Doa penutup ini berfungsi sebagai penutup yang menghibur, meyakinkan umat Islam bahwa meskipun syariat yang diturunkan dalam surah ini luas dan mendalam, Allah Maha Mengetahui kemampuan hamba-Nya dan tidak akan pernah menuntut di luar batas kemampuan mereka. Ini adalah janji rahmat yang mengikat seluruh ajaran hukum dan kisah yang telah disajikan dalam surah ini.

Surah Al Baqarah: Pilar Pembentukan Peradaban

Keseluruhan Surah Al Baqarah tidak dapat dilihat hanya sebagai kumpulan hukum atau kisah terpisah, melainkan sebagai cetak biru (blueprint) bagi sebuah peradaban ilahiah. Dari penetapan akidah yang murni di awal, melalui studi kasus kegagalan Bani Israil, penegasan identitas melalui perubahan kiblat, hingga penetapan syariat yang terperinci mengenai keluarga, ekonomi, dan perang di bagian tengah dan akhir, surah ini membangun manusia ideal (Muttaqin) dan masyarakat ideal (Madinah).

Surah ini mengajarkan bahwa kekuatan sebuah komunitas terletak pada tiga hal: konsistensi akidah (tauhid yang diwariskan dari Adam dan Ibrahim), ketaatan tanpa keraguan (pelajaran dari Bani Israil), dan implementasi syariat yang adil di segala bidang kehidupan (dari riba hingga perceraian).

Bagi pembacanya, Al Baqarah adalah perjalanan spiritual dan intelektual.

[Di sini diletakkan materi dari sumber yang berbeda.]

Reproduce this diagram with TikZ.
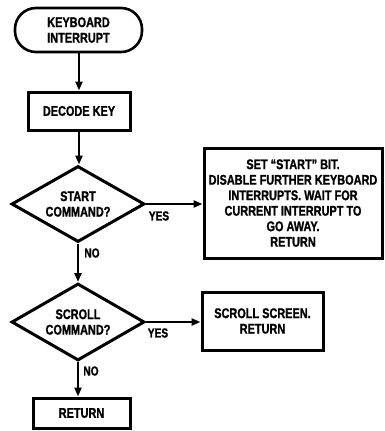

Ia menuntut pemahaman yang mendalam tentang sejarah, kesiapan mental untuk menerima hukum yang menantang, dan keikhlasan hati dalam menerapkan prinsip-prinsip ketakwaan dalam setiap detik kehidupan. Membaca dan memahami Surah Al Baqarah adalah fondasi yang kokoh untuk memahami keseluruhan petunjuk yang ditawarkan oleh Al-Qur’an, menjadikannya perisai abadi bagi setiap Muslim yang mencari petunjuk dari kegelapan menuju cahaya.